I’m combining the 11th and 12th together because I really didn’t do much except try to study and intermittently nap throughout the day.


Just a little glimpse into my morning routine, I have been waking up around 4:30am to 5:30am roughly to get to the gym for an hour, half hour is spent on the treadmill while walking, saying a rosary and praying the Liturgy of the Hours. When I get home, I take a cold shower to shock my system, and then I have my morning coffee. This is a euphoric time because my mental clarity is at its heights and I can journal and read at full capacity.


It took a long time to get to this routine, but I knew I would be slave to other things if I didn’t offer these disciplines to the Lord.

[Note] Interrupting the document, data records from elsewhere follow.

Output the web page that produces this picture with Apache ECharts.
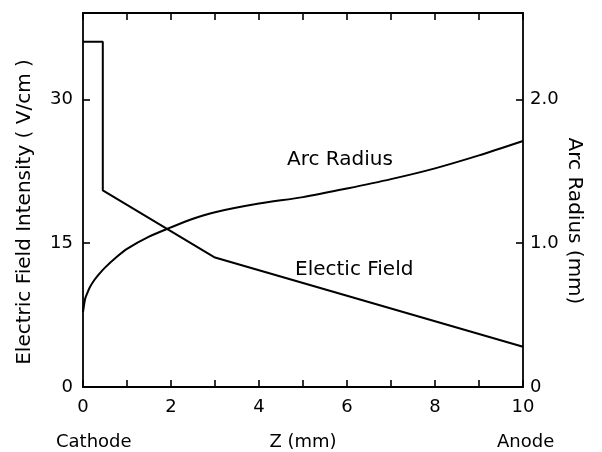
<!DOCTYPE html>
<html>
<head>
<meta charset="utf-8">
<script src="https://cdn.jsdelivr.net/npm/echarts@6/dist/echarts.min.js"></script>
<style>
  html, body { margin: 0; padding: 0; background: #fff; }
  #main { width: 602px; height: 452px; }
</style>
</head>
<body>
<div id="main"></div>
<script>
// electric field (V/cm) along z (mm)
var fieldZ = [0, 0.45, 0.45, 3, 10];
var fieldV = [36, 36, 20.5, 13.5, 4.2];
// arc radius (mm) along z (mm)
var radiusZ = [0, 0.05, 0.1, 0.15, 0.25, 0.35, 0.5, 0.75, 1, 1.5, 2, 2.5, 3, 4, 5, 6, 7, 8, 9, 10];
var radiusR = [0.52, 0.615, 0.655, 0.69, 0.74, 0.78, 0.83, 0.9, 0.96, 1.045, 1.11, 1.17, 1.215, 1.275, 1.32, 1.38, 1.445, 1.52, 1.61, 1.71];

var FONT = 'DejaVu Sans';
var myChart = echarts.init(document.getElementById('main'));

function pairs(xs, ys) {
    var out = [];
    for (var i = 0; i < xs.length; i++) out.push([xs[i], ys[i]]);
    return out;
}
function txt(size) {
    return size + 'px "' + FONT + '"';
}

var axisLine = { show: true, onZero: false, lineStyle: { color: '#000', width: 1.8 } };
var tick = { show: true, inside: true, length: 7, lineStyle: { color: '#000', width: 1.6 } };

var option = {
    animation: false,
    backgroundColor: '#fff',
    grid: { left: 83, right: 79, top: 13, bottom: 65, containLabel: false },
    textStyle: { fontFamily: FONT },
    xAxis: [{
        type: 'value', min: 0, max: 10, interval: 1,
        axisLine: axisLine, axisTick: tick, splitLine: { show: false },
        axisLabel: {
            color: '#000', fontSize: 18, fontFamily: FONT, margin: 11,
            formatter: function (v) { return v % 2 === 0 ? String(v) : ''; }
        }
    }, {
        type: 'value', position: 'top', min: 0, max: 10, interval: 1,
        axisLine: axisLine, axisTick: tick, splitLine: { show: false },
        axisLabel: { show: false }
    }],
    yAxis: [{
        type: 'value', position: 'left', min: 0, max: 39, interval: 15,
        axisLine: axisLine, axisTick: tick, splitLine: { show: false },
        axisLabel: {
            color: '#000', fontSize: 18, fontFamily: FONT, margin: 10,
            formatter: function (v) { return v % 15 === 0 ? String(v) : ''; }
        }
    }, {
        type: 'value', position: 'right', min: 0, max: 2.6, interval: 1,
        axisLine: axisLine, axisTick: tick, splitLine: { show: false },
        axisLabel: {
            color: '#000', fontSize: 18, fontFamily: FONT, margin: 7,
            formatter: function (v) {
                if (v === 0) return '0';
                return Math.abs(v - Math.round(v)) < 1e-6 ? v.toFixed(1) : '';
            }
        }
    }],
    series: [{
        name: 'Electric Field', type: 'line', xAxisIndex: 0, yAxisIndex: 0,
        data: pairs(fieldZ, fieldV), symbol: 'none',
        lineStyle: { color: '#000', width: 2 }
    }, {
        name: 'Arc Radius', type: 'line', xAxisIndex: 0, yAxisIndex: 1,
        data: pairs(radiusZ, radiusR), symbol: 'none', smooth: 0.25,
        lineStyle: { color: '#000', width: 2 }
    }],
    graphic: [
        { type: 'text', x: 25, y: 212, rotation: Math.PI / 2,
          style: { text: 'Electric Field Intensity ( V/cm )', fill: '#000', font: txt(20), align: 'center', verticalAlign: 'middle' } },
        { type: 'text', x: 574, y: 221, rotation: -Math.PI / 2,
          style: { text: 'Arc Radius (mm)', fill: '#000', font: txt(20), align: 'center', verticalAlign: 'middle' } },
        { type: 'text', x: 287, y: 160,
          style: { text: 'Arc Radius', fill: '#000', font: txt(20), align: 'left', verticalAlign: 'middle' } },
        { type: 'text', x: 295, y: 270,
          style: { text: 'Electic Field', fill: '#000', font: txt(20), align: 'left', verticalAlign: 'middle' } },
        { type: 'text', x: 56, y: 442,
          style: { text: 'Cathode', fill: '#000', font: txt(18), align: 'left', verticalAlign: 'middle' } },
        { type: 'text', x: 303, y: 442,
          style: { text: 'Z (mm)', fill: '#000', font: txt(18), align: 'center', verticalAlign: 'middle' } },
        { type: 'text', x: 497, y: 442,
          style: { text: 'Anode', fill: '#000', font: txt(18), align: 'left', verticalAlign: 'middle' } }
    ]
};
myChart.setOption(option);
</script>
</body>
</html>
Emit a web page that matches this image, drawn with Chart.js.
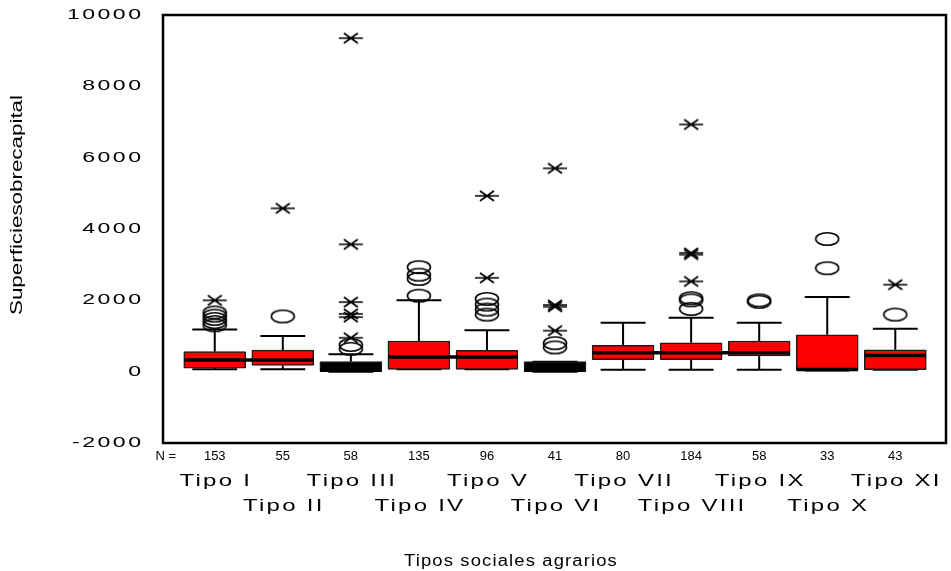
<!DOCTYPE html>
<html>
<head>
<meta charset="utf-8">
<script src="https://cdn.jsdelivr.net/npm/chart.js@4.4.1/dist/chart.umd.min.js"></script>
<style>
body { margin: 0; background: #fff; }
canvas { display: block; }
</style>
</head>
<body>
<canvas id="boxChart" width="951" height="571"></canvas>
<script>
// data
const categories = ["Tipo I", "Tipo II", "Tipo III", "Tipo IV", "Tipo V", "Tipo VI",
    "Tipo VII", "Tipo VIII", "Tipo IX", "Tipo X", "Tipo XI"];
const counts = [153, 55, 58, 135, 96, 41, 80, 184, 58, 33, 43];
const q1 = [100, 175, 0, 65, 65, 0, 335, 335, 440, 35, 55];
const median = [325, 325, 40, 410, 410, 40, 530, 530, 530, 60, 455];
const q3 = [560, 605, 280, 860, 600, 280, 740, 810, 860, 1035, 615];
const whiskerLow = [65, 65, 0, 65, 65, 0, 55, 55, 55, 35, 55];
const whiskerHigh = [1180, 1000, 490, 2000, 1160, 280, 1370, 1510, 1370, 2090, 1200];
const circleOutliers = [
    [1300, 1390, 1480, 1570, 1660],
    [1550],
    [640, 750],
    [2130, 2600, 2720, 2930],
    [1600, 1740, 1880, 2040],
    [680, 800],
    [],
    [1760, 2000, 2060],
    [1960, 2000],
    [2900, 3720],
    [1600]
];
const extremeOutliers = [
    [2000],
    [4580],
    [950, 1530, 1620, 1950, 3570, 9350],
    [],
    [2630, 4930],
    [1150, 1820, 1870, 5700],
    [],
    [2530, 3280, 3330, 6930],
    [],
    [],
    [2440]
];
const yTicks = [-2000, 0, 2000, 4000, 6000, 8000, 10000];
const yTitle = "Superficiesobrecapital";
const xTitle = "Tipos sociales agrarios";

// marker images (SPSS style O and *)
function makeCircle() {
    const c = document.createElement("canvas");
    c.width = 26; c.height = 16;
    const g = c.getContext("2d");
    g.strokeStyle = "#000";
    g.lineWidth = 1.6;
    g.beginPath();
    g.ellipse(13, 8, 11.5, 6.3, 0, 0, Math.PI * 2);
    g.stroke();
    return c;
}
function makeCross() {
    const c = document.createElement("canvas");
    c.width = 26; c.height = 14;
    const g = c.getContext("2d");
    g.strokeStyle = "#000";
    g.lineWidth = 1.7;
    g.beginPath();
    g.moveTo(6, 2); g.lineTo(20, 12);
    g.moveTo(20, 2); g.lineTo(6, 12);
    g.moveTo(1, 7); g.lineTo(25, 7);
    g.stroke();
    return c;
}

const boxData = categories.map((c, i) => ({ x: i, y: [q1[i], q3[i]] }));
const boxFill = categories.map((c, i) => (q3[i] - q1[i] < 300 ? "#000000" : "#ff0000"));

const capHalf = 0.33;
const whiskerData = [];
categories.forEach((c, i) => {
    whiskerData.push({ x: i, y: q3[i] }, { x: i, y: whiskerHigh[i] }, { x: i, y: null });
    whiskerData.push({ x: i - capHalf, y: whiskerHigh[i] }, { x: i + capHalf, y: whiskerHigh[i] }, { x: i, y: null });
    whiskerData.push({ x: i, y: q1[i] }, { x: i, y: whiskerLow[i] }, { x: i, y: null });
    whiskerData.push({ x: i - capHalf, y: whiskerLow[i] }, { x: i + capHalf, y: whiskerLow[i] }, { x: i, y: null });
});

// median bars; SPSS joins neighbouring medians that sit at the same level
const medianData = [];
categories.forEach((c, i) => {
    const right = median[i + 1] === median[i] ? i + 0.55 : i + 0.45;
    medianData.push({ x: i - 0.45, y: median[i] }, { x: right, y: median[i] }, { x: i, y: null });
});

const circleData = [];
circleOutliers.forEach((vals, i) => vals.forEach(v => circleData.push({ x: i, y: v })));
const crossData = [];
extremeOutliers.forEach((vals, i) => vals.forEach(v => crossData.push({ x: i, y: v })));

function stretchText(ctx, text, x, y, font, sx, spacing, align) {
    ctx.save();
    ctx.font = font;
    ctx.letterSpacing = spacing + "px";
    ctx.fillStyle = "#000";
    ctx.textBaseline = "middle";
    ctx.textAlign = align;
    ctx.translate(x, y);
    ctx.scale(sx, 1);
    ctx.fillText(text, 0, 0);
    ctx.restore();
}

const spssText = {
    id: "spssText",
    afterDraw(chart) {
        const ctx = chart.ctx;
        const area = chart.chartArea;
        const xs = chart.scales.x;
        const ys = chart.scales.y;

        // frame
        ctx.save();
        ctx.strokeStyle = "#000";
        ctx.lineWidth = 2.5;
        ctx.strokeRect(area.left + 1, area.top, area.right - area.left - 1, area.bottom - area.top);
        ctx.restore();

        // y tick labels
        yTicks.forEach(t => {
            stretchText(ctx, String(t), 143.5, ys.getPixelForValue(t), "14px 'Liberation Sans'", 1.65, 1.5, "right");
        });

        // N row
        stretchText(ctx, "N =", 176, 456, "13px 'Liberation Sans'", 1.0, 0, "right");
        counts.forEach((n, i) => {
            stretchText(ctx, String(n), xs.getPixelForValue(i), 456, "13px 'Liberation Sans'", 1.0, 0, "center");
        });

        // category labels, staggered
        categories.forEach((c, i) => {
            const y = i % 2 === 0 ? 482 : 507;
            stretchText(ctx, c, xs.getPixelForValue(i) + 1, y, "16px 'Liberation Sans'", 1.5, 1.5, "center");
        });

        // x title
        stretchText(ctx, xTitle, 511, 562, "16px 'Liberation Sans'", 1.15, 1, "center");

        // y title, rotated and squeezed
        ctx.save();
        ctx.font = "17px 'Liberation Sans'";
        const w = ctx.measureText(yTitle).width;
        ctx.translate(17, 205);
        ctx.rotate(-Math.PI / 2);
        ctx.scale(220 / w, 1);
        ctx.fillStyle = "#000";
        ctx.textAlign = "center";
        ctx.textBaseline = "middle";
        ctx.fillText(yTitle, 0, 0);
        ctx.restore();
    }
};

new Chart(document.getElementById("boxChart"), {
    type: "bar",
    data: {
        datasets: [
            {
                type: "line",
                data: whiskerData,
                borderColor: "#000",
                borderWidth: 2,
                pointRadius: 0,
                spanGaps: false,
                order: 5
            },
            {
                type: "bar",
                data: boxData,
                backgroundColor: boxFill,
                borderColor: "#1a1a1a",
                borderWidth: 1.5,
                borderSkipped: false,
                borderRadius: 1,
                barThickness: 62,
                order: 4
            },
            {
                type: "line",
                data: medianData,
                borderColor: "#000",
                borderWidth: 3.5,
                pointRadius: 0,
                spanGaps: false,
                order: 2
            },
            {
                type: "scatter",
                data: circleData,
                pointStyle: makeCircle(),
                order: 1
            },
            {
                type: "scatter",
                data: crossData,
                pointStyle: makeCross(),
                order: 0
            }
        ]
    },
    options: {
        responsive: false,
        animation: false,
        devicePixelRatio: 1,
        layout: { padding: { top: 15, right: 2, left: 0, bottom: 0 } },
        plugins: { legend: { display: false }, tooltip: { enabled: false } },
        scales: {
            x: {
                type: "linear",
                offset: false,
                min: -0.775,
                max: 10.745,
                grid: { display: false, offset: false },
                border: { display: false },
                ticks: { display: false },
                afterFit: s => { s.height = 128; }
            },
            y: {
                min: yTicks[0],
                max: yTicks[yTicks.length - 1],
                ticks: { display: false, stepSize: 2000 },
                grid: { display: false },
                border: { display: false },
                afterFit: s => { s.width = 162; }
            }
        }
    },
    plugins: [spssText]
});
</script>
</body>
</html>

I find joy in this routine because it shows me what will power God gives me to be more than just the flesh and comfort.


This has proven more than just becoming an ascetic, but negotiating energy and where my body, mind, and spirit needs rest. I was able to get some amazing sleep in these last couple days which I attribute as also being so much less stressed.


When I left my last church position on December 29,2022, I noticed in myself the anxious need to be in control of matters I cared so much about. I had invested so much of my personal energy trying to save something I realistically couldn’t. This would be such a theme for me. The “Letting-go” process—my surrender. I already was familiar with the routes God had formally chosen for me to do this, but I didn’t know he would combined it with the very place that formed me, my home parish. Working for my home parish for the last almost three years during grad school has taught me to be detached to the things that are most dear to you in order to say yes to the new wineskins of God’s desired path for your gifts.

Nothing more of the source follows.